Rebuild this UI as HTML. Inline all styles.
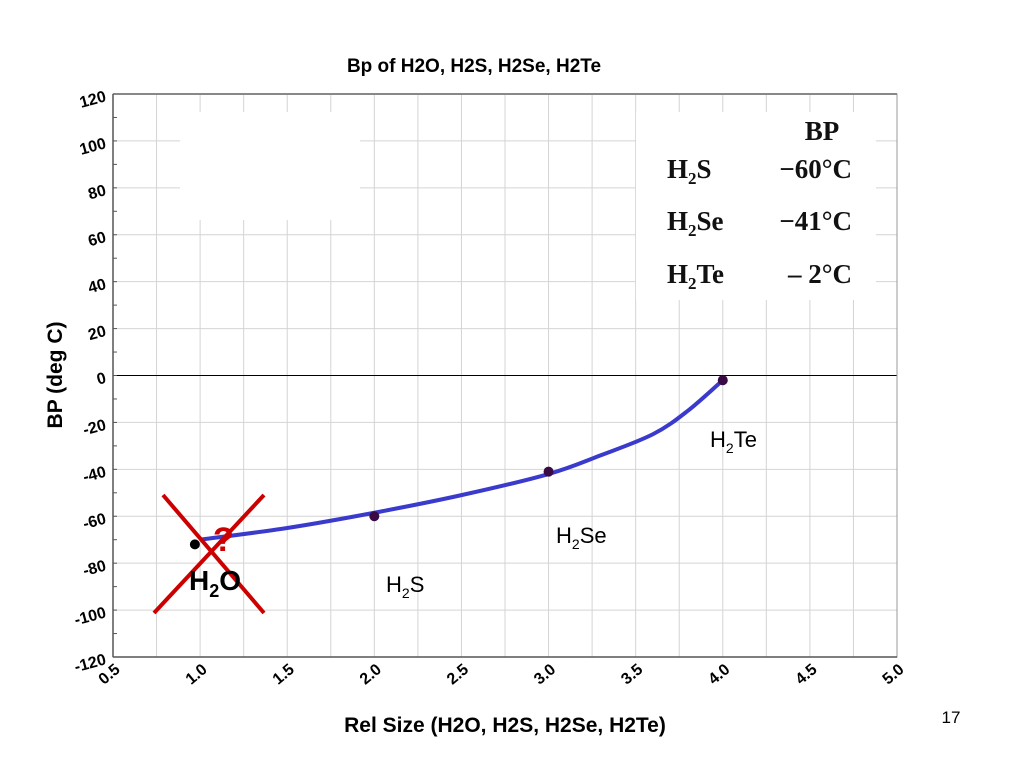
<!DOCTYPE html>
<html><head><meta charset="utf-8"><style>
body{margin:0;background:#fff;width:1024px;height:768px;overflow:hidden;font-family:"Liberation Sans",sans-serif}
</style></head><body>
<svg id="chart" width="1024" height="768" xmlns="http://www.w3.org/2000/svg">
<text x="474" y="72" font-size="19" font-weight="bold" text-anchor="middle" font-family="Liberation Sans Narrow, Liberation Sans, sans-serif">Bp of H2O, H2S, H2Se, H2Te</text>
<g id="grid"></g>
<g id="axes"></g>
<rect x="180" y="112" width="180" height="108" fill="#fff"/>
<rect x="636" y="112" width="240" height="188" fill="#fff"/>
<g font-family="Liberation Serif, serif" font-weight="bold" font-size="27" fill="#111">
<text x="822" y="140" text-anchor="middle">BP</text>
<text x="667" y="178">H<tspan font-size="17" dy="6">2</tspan><tspan dy="-6">S</tspan></text>
<text x="852" y="178" text-anchor="end">−60°C</text>
<text x="667" y="230">H<tspan font-size="17" dy="6">2</tspan><tspan dy="-6">Se</tspan></text>
<text x="852" y="230" text-anchor="end">−41°C</text>
<text x="667" y="283">H<tspan font-size="17" dy="6">2</tspan><tspan dy="-6">Te</tspan></text>
<text x="852" y="283" text-anchor="end">–  2°C</text>
</g>
<g id="series"></g>
<g stroke="#cc0000" stroke-width="4">
<line x1="163" y1="495" x2="264" y2="613"/><line x1="264" y1="495" x2="154" y2="613"/>
</g>
<text x="213" y="551" font-size="34" font-weight="bold" fill="#cc0000">?</text>
<text x="189" y="590" font-size="28" font-weight="bold">H<tspan font-size="18" dy="7">2</tspan><tspan dy="-7">O</tspan></text>
<text x="386" y="592" font-size="22">H<tspan font-size="14" dy="6">2</tspan><tspan dy="-6">S</tspan></text>
<text x="556" y="543" font-size="22">H<tspan font-size="14" dy="6">2</tspan><tspan dy="-6">Se</tspan></text>
<text x="710" y="447" font-size="22">H<tspan font-size="14" dy="6">2</tspan><tspan dy="-6">Te</tspan></text>
<text transform="translate(62,375) rotate(-90)" font-size="21" font-weight="bold" text-anchor="middle">BP (deg C)</text>
<text x="505" y="732" font-size="21" font-weight="bold" text-anchor="middle" font-family="Liberation Sans Narrow, Liberation Sans, sans-serif">Rel Size (H2O, H2S, H2Se, H2Te)</text>
<text x="951" y="723" font-size="17" text-anchor="middle">17</text>
</svg>
<script>
const xTicks=[0.5,1.0,1.5,2.0,2.5,3.0,3.5,4.0,4.5,5.0];
const yTicks=[120,100,80,60,40,20,0,-20,-40,-60,-80,-100,-120];
const pointX=[0.97,2,3,4];
const pointY=[-72,-60,-41,-2];
const curveX=[1.0,1.5,2.0,2.5,3.0,3.3,3.6,3.8,4.0];
const curveY=[-70,-65,-58.5,-51,-42,-34,-25,-15,-2];
const NS='http://www.w3.org/2000/svg';
const X0=113,X1=897,Y0=94,Y1=657;
const sx=v=>X0+(v-0.5)/4.5*(X1-X0);
const sy=v=>Y1-(v+120)/240*(Y1-Y0);
function mk(tag,at,parent){const e=document.createElementNS(NS,tag);for(const k in at)e.setAttribute(k,at[k]);parent.appendChild(e);return e;}
const grid=document.getElementById('grid'),axes=document.getElementById('axes'),ser=document.getElementById('series');
for(let v=0.75;v<5;v+=0.25){const l=mk('line',{x1:sx(v),x2:sx(v),y1:Y0,y2:Y1,stroke:'#d4d4d4','stroke-width':1},grid);

}
for(let v=-100;v<120;v+=20){const l=mk('line',{x1:X0,x2:X1,y1:sy(v),y2:sy(v),stroke:v===0?'#000':'#d4d4d4','stroke-width':1},grid);

}
mk('rect',{x:X0,y:Y0,width:X1-X0,height:Y1-Y0,fill:'none',stroke:'#999','stroke-width':1},axes);
mk('line',{x1:X0,x2:X1,y1:Y0,y2:Y0,stroke:'#888','stroke-width':2},axes);
mk('line',{x1:X0,x2:X0,y1:Y0,y2:Y1,stroke:'#555','stroke-width':1.5},axes);
mk('line',{x1:X0,x2:X1,y1:Y1,y2:Y1,stroke:'#555','stroke-width':1.5},axes);
for(let v=-110;v<120;v+=10){mk('line',{x1:X0,x2:X0+4,y1:sy(v),y2:sy(v),stroke:'#555'},axes);}
yTicks.forEach(v=>{const t=mk('text',{x:0,y:0,'font-size':16,'font-weight':'bold','text-anchor':'end',transform:`translate(${X0-6},${sy(v)+7}) rotate(-15)`},axes);t.textContent=String(v);

});
xTicks.forEach(v=>{const t=mk('text',{x:0,y:0,'font-size':16,'font-weight':'bold','text-anchor':'end',transform:`translate(${sx(v)+8},${Y1+14}) rotate(-40)`},axes);t.textContent=v.toFixed(1);

});
let d='';
const px=curveX.map(sx),py=curveY.map(sy);
d='M'+px[0]+','+py[0];
for(let i=0;i<px.length-1;i++){const p0=i>0?i-1:i,p3=i+2<px.length?i+2:i+1;
const c1x=px[i]+(px[i+1]-px[p0])/6,c1y=py[i]+(py[i+1]-py[p0])/6,c2x=px[i+1]-(px[p3]-px[i])/6,c2y=py[i+1]-(py[p3]-py[i])/6;
d+=` C${c1x},${c1y} ${c2x},${c2y} ${px[i+1]},${py[i+1]}`;}
const c=mk('path',{d:d,fill:'none',stroke:'#3a3acc','stroke-width':4},ser);


pointX.forEach((v,i)=>{const p=mk('circle',{cx:sx(v),cy:sy(pointY[i]),r:5,fill:i===0?'#000':'#3a0a45'},ser);

});
</script>
</body></html>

Work to be completed - The data above needs to be retyped exactly, with the images left out.

Exercise solution -
Rebuild this UI as HTML. Inline all styles.
<!DOCTYPE html>
<html><head><meta charset="utf-8"><style>
body{margin:0;background:#fff;width:1024px;height:768px;overflow:hidden;font-family:"Liberation Sans",sans-serif}
</style></head><body>
<svg id="chart" width="1024" height="768" xmlns="http://www.w3.org/2000/svg">
<text x="474" y="72" font-size="19" font-weight="bold" text-anchor="middle" font-family="Liberation Sans Narrow, Liberation Sans, sans-serif">Bp of H2O, H2S, H2Se, H2Te</text>
<g id="grid"></g>
<g id="axes"></g>
<rect x="180" y="112" width="180" height="108" fill="#fff"/>
<rect x="636" y="112" width="240" height="188" fill="#fff"/>
<g font-family="Liberation Serif, serif" font-weight="bold" font-size="27" fill="#111">
<text x="822" y="140" text-anchor="middle">BP</text>
<text x="667" y="178">H<tspan font-size="17" dy="6">2</tspan><tspan dy="-6">S</tspan></text>
<text x="852" y="178" text-anchor="end">−60°C</text>
<text x="667" y="230">H<tspan font-size="17" dy="6">2</tspan><tspan dy="-6">Se</tspan></text>
<text x="852" y="230" text-anchor="end">−41°C</text>
<text x="667" y="283">H<tspan font-size="17" dy="6">2</tspan><tspan dy="-6">Te</tspan></text>
<text x="852" y="283" text-anchor="end">–  2°C</text>
</g>
<g id="series"></g>
<g stroke="#cc0000" stroke-width="4">
<line x1="163" y1="495" x2="264" y2="613"/><line x1="264" y1="495" x2="154" y2="613"/>
</g>
<text x="213" y="551" font-size="34" font-weight="bold" fill="#cc0000">?</text>
<text x="189" y="590" font-size="28" font-weight="bold">H<tspan font-size="18" dy="7">2</tspan><tspan dy="-7">O</tspan></text>
<text x="386" y="592" font-size="22">H<tspan font-size="14" dy="6">2</tspan><tspan dy="-6">S</tspan></text>
<text x="556" y="543" font-size="22">H<tspan font-size="14" dy="6">2</tspan><tspan dy="-6">Se</tspan></text>
<text x="710" y="447" font-size="22">H<tspan font-size="14" dy="6">2</tspan><tspan dy="-6">Te</tspan></text>
<text transform="translate(62,375) rotate(-90)" font-size="21" font-weight="bold" text-anchor="middle">BP (deg C)</text>
<text x="505" y="732" font-size="21" font-weight="bold" text-anchor="middle" font-family="Liberation Sans Narrow, Liberation Sans, sans-serif">Rel Size (H2O, H2S, H2Se, H2Te)</text>
<text x="951" y="723" font-size="17" text-anchor="middle">17</text>
</svg>
<script>
const xTicks=[0.5,1.0,1.5,2.0,2.5,3.0,3.5,4.0,4.5,5.0];
const yTicks=[120,100,80,60,40,20,0,-20,-40,-60,-80,-100,-120];
const pointX=[0.97,2,3,4];
const pointY=[-72,-60,-41,-2];
const curveX=[1.0,1.5,2.0,2.5,3.0,3.3,3.6,3.8,4.0];
const curveY=[-70,-65,-58.5,-51,-42,-34,-25,-15,-2];
const NS='http://www.w3.org/2000/svg';
const X0=113,X1=897,Y0=94,Y1=657;
const sx=v=>X0+(v-0.5)/4.5*(X1-X0);
const sy=v=>Y1-(v+120)/240*(Y1-Y0);
function mk(tag,at,parent){const e=document.createElementNS(NS,tag);for(const k in at)e.setAttribute(k,at[k]);parent.appendChild(e);return e;}
const grid=document.getElementById('grid'),axes=document.getElementById('axes'),ser=document.getElementById('series');
for(let v=0.75;v<5;v+=0.25){const l=mk('line',{x1:sx(v),x2:sx(v),y1:Y0,y2:Y1,stroke:'#d4d4d4','stroke-width':1},grid);

}
for(let v=-100;v<120;v+=20){const l=mk('line',{x1:X0,x2:X1,y1:sy(v),y2:sy(v),stroke:v===0?'#000':'#d4d4d4','stroke-width':1},grid);

}
mk('rect',{x:X0,y:Y0,width:X1-X0,height:Y1-Y0,fill:'none',stroke:'#999','stroke-width':1},axes);
mk('line',{x1:X0,x2:X1,y1:Y0,y2:Y0,stroke:'#888','stroke-width':2},axes);
mk('line',{x1:X0,x2:X0,y1:Y0,y2:Y1,stroke:'#555','stroke-width':1.5},axes);
mk('line',{x1:X0,x2:X1,y1:Y1,y2:Y1,stroke:'#555','stroke-width':1.5},axes);
for(let v=-110;v<120;v+=10){mk('line',{x1:X0,x2:X0+4,y1:sy(v),y2:sy(v),stroke:'#555'},axes);}
yTicks.forEach(v=>{const t=mk('text',{x:0,y:0,'font-size':16,'font-weight':'bold','text-anchor':'end',transform:`translate(${X0-6},${sy(v)+7}) rotate(-15)`},axes);t.textContent=String(v);

});
xTicks.forEach(v=>{const t=mk('text',{x:0,y:0,'font-size':16,'font-weight':'bold','text-anchor':'end',transform:`translate(${sx(v)+8},${Y1+14}) rotate(-40)`},axes);t.textContent=v.toFixed(1);

});
let d='';
const px=curveX.map(sx),py=curveY.map(sy);
d='M'+px[0]+','+py[0];
for(let i=0;i<px.length-1;i++){const p0=i>0?i-1:i,p3=i+2<px.length?i+2:i+1;
const c1x=px[i]+(px[i+1]-px[p0])/6,c1y=py[i]+(py[i+1]-py[p0])/6,c2x=px[i+1]-(px[p3]-px[i])/6,c2y=py[i+1]-(py[p3]-py[i])/6;
d+=` C${c1x},${c1y} ${c2x},${c2y} ${px[i+1]},${py[i+1]}`;}
const c=mk('path',{d:d,fill:'none',stroke:'#3a3acc','stroke-width':4},ser);


pointX.forEach((v,i)=>{const p=mk('circle',{cx:sx(v),cy:sy(pointY[i]),r:5,fill:i===0?'#000':'#3a0a45'},ser);

});
</script>
</body></html>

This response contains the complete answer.